The Perfect Con

Senin, 21 November 2011
I consider myself a pretty sophisticated traveler, but, at least once, I took my eye off the ball—or should I say off my wallet. It's impossible to explain. Maybe it was the influence of the neo-gothic horror of Sagrada Familia in Barcelona. It looks like Gaudi took the idea of a cathedral and threw gobs of mud at it. Anyway, the con. A youngish woman came up as I was busily taking pix of the cathedral. She had a clipboard and said she was taking signatures for some worthy cause. I forget exactly what it was. So, disarmed by the “worthy cause” I added my name to the list. OK, good deed done for the day. Not quite. The good Samaritan senorita then asked to see my ID to verify my signature. So, I offered to show my passport, but, no, she wanted to see my credit card signature. My SO, having rebuffed the partner of my senorita, was frantically trying to stop me from pulling out my wallet.

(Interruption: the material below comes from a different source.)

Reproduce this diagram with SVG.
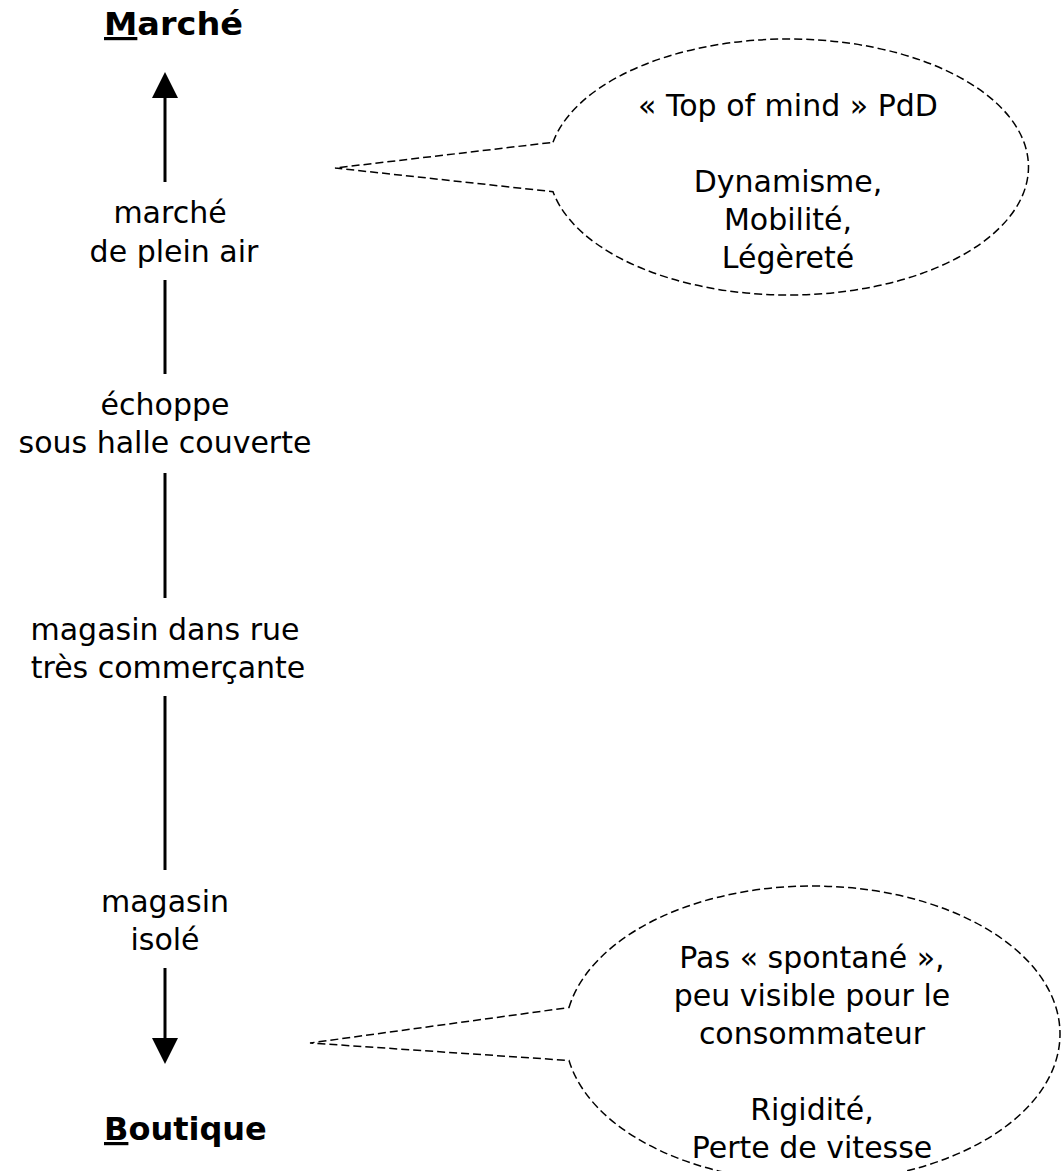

The partner came over to me saying she was the “professor” of the other one. I should have: 1) realized at that point that I was being conned, 2) listened to my SO; but no, I blithely showed my card but wouldn't let her touch it. Then I put the card back in my wallet and in my pocket.  The two disappeared in the wink of an eye. Some onlookers came up and told me those women had stolen my money. I said: “What!” and took out my wallet. Sure enough, the pickpockets had cleaned me out to the tune of 150 Euros. They either missed one small bill, or decided to be generous and leave me subway fare to get back to my hotel. Take your pick.